### What is asked
Leave the pictures out and copy exactly the lines from the line containing "Write a Python" to the line containing "upperfence = [389, 109]", both lines included.

# Task inputs start

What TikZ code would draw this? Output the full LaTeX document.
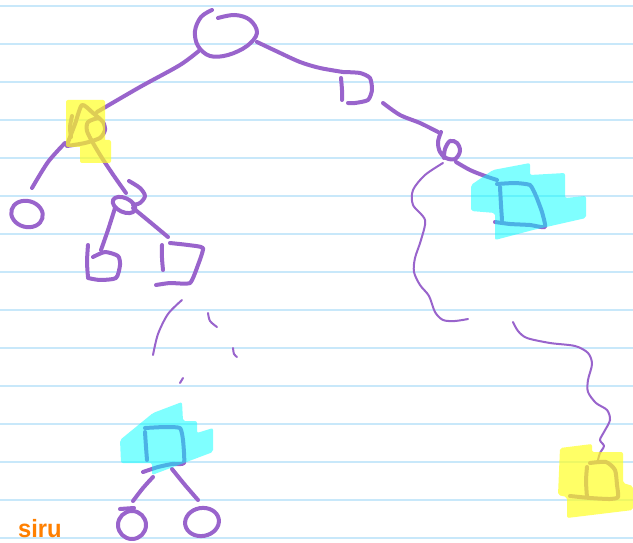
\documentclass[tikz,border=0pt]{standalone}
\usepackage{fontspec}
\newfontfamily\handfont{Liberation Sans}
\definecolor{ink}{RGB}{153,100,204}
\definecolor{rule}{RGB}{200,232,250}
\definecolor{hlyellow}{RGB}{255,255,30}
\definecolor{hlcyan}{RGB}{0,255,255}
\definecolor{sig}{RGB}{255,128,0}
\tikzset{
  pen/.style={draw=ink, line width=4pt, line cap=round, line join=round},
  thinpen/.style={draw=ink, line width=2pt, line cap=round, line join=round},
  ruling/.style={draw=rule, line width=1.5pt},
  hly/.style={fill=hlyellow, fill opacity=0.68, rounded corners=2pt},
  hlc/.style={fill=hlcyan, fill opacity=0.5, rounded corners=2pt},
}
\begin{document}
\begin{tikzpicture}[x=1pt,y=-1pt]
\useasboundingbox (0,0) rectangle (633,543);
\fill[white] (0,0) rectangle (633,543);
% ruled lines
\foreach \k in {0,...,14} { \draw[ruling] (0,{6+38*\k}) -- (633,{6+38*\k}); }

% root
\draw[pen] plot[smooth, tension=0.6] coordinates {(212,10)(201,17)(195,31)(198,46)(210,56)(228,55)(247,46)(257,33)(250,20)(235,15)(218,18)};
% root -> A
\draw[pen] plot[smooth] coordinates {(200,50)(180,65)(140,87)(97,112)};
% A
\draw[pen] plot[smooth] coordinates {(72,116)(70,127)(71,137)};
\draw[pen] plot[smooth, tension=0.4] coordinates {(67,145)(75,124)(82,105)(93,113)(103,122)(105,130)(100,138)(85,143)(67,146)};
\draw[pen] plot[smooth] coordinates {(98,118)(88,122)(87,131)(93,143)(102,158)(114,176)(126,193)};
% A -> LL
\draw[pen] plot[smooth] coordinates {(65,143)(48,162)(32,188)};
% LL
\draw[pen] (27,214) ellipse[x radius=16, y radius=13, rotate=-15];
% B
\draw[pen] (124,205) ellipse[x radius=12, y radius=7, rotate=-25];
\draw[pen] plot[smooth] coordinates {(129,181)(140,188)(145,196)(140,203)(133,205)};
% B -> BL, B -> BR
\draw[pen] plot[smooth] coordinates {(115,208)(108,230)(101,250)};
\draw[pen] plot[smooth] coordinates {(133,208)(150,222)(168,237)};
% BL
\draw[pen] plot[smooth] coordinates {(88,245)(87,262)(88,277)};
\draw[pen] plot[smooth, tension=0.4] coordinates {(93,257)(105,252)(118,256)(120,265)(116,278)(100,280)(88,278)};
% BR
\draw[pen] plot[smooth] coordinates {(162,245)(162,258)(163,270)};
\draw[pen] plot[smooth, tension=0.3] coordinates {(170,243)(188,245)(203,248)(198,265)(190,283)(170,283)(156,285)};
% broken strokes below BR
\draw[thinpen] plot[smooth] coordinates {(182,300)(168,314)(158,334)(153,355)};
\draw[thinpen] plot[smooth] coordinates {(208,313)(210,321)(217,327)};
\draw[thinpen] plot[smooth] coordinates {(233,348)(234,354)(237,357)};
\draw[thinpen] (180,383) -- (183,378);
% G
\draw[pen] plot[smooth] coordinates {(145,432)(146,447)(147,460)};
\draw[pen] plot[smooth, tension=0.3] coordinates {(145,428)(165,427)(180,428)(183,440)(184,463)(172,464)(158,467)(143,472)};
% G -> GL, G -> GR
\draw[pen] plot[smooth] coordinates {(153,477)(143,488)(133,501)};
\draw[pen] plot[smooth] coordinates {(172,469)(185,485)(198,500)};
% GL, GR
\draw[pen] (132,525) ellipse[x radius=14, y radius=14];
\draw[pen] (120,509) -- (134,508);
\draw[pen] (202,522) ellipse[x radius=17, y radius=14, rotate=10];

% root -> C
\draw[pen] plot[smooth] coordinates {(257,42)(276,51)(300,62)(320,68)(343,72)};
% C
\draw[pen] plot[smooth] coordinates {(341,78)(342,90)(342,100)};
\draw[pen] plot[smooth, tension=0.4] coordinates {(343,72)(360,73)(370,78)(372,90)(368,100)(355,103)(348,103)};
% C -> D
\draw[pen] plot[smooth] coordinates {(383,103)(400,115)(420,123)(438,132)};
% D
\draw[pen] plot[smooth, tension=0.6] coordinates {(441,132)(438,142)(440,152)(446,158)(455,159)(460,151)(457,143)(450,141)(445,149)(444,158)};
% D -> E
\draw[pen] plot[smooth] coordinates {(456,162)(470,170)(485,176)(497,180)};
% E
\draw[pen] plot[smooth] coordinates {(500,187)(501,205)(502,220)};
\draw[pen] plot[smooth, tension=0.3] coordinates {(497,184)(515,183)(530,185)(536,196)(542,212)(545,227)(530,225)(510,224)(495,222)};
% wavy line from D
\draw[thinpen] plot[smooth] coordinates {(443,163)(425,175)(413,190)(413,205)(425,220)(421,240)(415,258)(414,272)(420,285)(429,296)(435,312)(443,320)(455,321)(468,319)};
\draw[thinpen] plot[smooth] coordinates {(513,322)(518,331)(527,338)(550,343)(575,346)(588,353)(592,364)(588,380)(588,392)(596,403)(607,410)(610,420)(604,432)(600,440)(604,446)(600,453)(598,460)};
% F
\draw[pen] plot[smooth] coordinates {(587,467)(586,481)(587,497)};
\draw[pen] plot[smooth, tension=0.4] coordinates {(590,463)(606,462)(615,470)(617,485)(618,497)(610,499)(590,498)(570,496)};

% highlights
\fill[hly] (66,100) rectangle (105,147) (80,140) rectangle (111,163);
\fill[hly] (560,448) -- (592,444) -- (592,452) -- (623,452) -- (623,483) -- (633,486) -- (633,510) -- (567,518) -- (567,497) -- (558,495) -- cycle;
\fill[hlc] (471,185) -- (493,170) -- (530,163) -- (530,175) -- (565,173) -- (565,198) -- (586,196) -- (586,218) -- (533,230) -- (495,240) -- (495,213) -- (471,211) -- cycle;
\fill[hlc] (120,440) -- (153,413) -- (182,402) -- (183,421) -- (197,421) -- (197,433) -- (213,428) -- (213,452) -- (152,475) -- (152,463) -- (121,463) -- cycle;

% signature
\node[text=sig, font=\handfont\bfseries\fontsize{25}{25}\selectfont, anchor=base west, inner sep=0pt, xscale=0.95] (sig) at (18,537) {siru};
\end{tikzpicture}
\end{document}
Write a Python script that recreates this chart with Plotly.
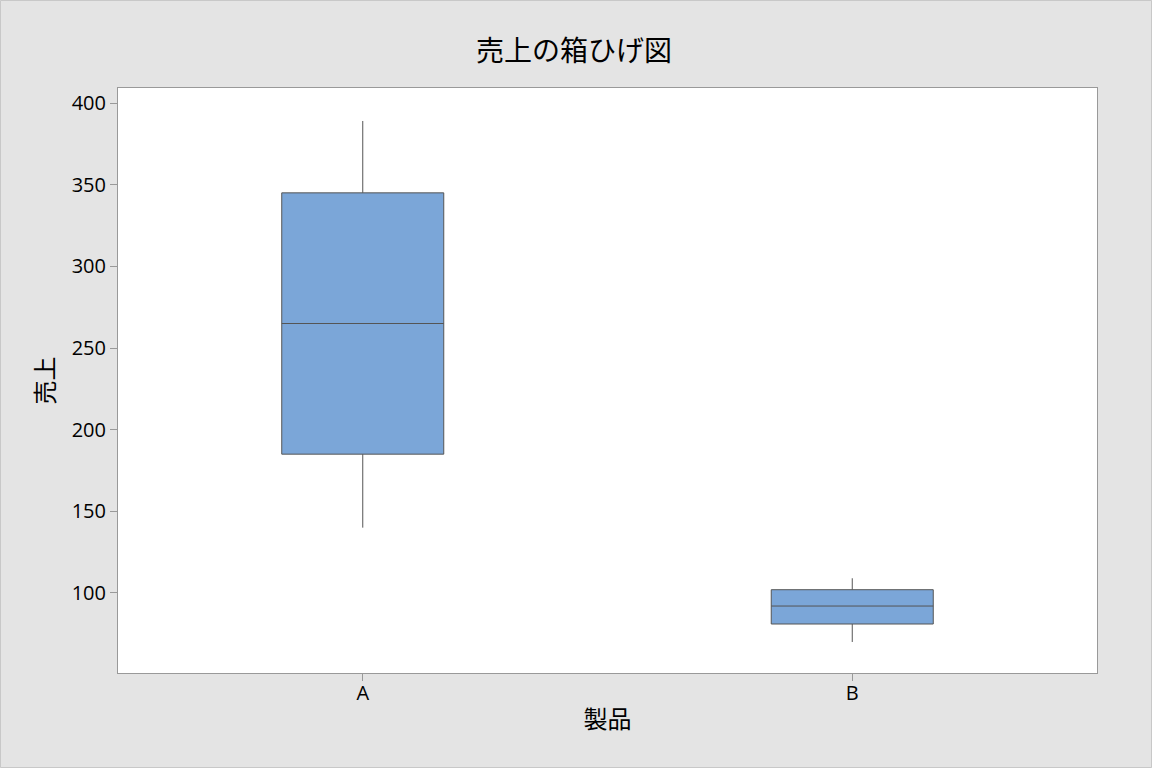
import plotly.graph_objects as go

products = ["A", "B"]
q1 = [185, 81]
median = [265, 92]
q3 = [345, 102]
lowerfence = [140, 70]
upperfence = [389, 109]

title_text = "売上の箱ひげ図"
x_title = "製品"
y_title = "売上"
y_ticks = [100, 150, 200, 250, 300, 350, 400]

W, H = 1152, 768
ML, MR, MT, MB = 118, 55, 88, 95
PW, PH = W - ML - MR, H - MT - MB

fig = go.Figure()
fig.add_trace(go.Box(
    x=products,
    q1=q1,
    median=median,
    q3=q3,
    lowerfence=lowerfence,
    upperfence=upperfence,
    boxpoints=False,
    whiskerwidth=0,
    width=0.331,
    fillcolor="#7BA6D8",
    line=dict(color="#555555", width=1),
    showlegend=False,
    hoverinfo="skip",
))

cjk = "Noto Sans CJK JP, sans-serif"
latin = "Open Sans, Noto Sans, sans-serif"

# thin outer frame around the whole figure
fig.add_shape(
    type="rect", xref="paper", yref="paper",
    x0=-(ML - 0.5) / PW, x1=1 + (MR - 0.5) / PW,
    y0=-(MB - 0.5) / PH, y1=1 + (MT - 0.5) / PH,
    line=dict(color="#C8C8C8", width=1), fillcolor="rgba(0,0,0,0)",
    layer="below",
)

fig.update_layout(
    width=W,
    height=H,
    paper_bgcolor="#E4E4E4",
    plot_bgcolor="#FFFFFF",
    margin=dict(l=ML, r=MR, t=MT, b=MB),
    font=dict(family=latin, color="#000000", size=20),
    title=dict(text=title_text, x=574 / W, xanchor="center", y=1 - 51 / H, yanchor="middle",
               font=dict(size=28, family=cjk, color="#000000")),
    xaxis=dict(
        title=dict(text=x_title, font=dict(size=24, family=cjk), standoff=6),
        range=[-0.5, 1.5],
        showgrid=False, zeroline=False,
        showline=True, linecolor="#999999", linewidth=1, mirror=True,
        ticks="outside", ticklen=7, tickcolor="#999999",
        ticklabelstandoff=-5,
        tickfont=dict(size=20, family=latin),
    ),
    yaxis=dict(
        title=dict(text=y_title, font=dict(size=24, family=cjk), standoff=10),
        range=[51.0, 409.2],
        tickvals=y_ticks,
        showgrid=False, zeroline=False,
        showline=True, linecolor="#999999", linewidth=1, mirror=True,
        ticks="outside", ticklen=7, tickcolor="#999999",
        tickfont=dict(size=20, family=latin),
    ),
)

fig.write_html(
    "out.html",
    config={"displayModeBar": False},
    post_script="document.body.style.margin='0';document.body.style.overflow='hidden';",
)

# Task inputs end

### Response
Write a Python script that recreates this chart with Plotly.
import plotly.graph_objects as go

products = ["A", "B"]
q1 = [185, 81]
median = [265, 92]
q3 = [345, 102]
lowerfence = [140, 70]
upperfence = [389, 109]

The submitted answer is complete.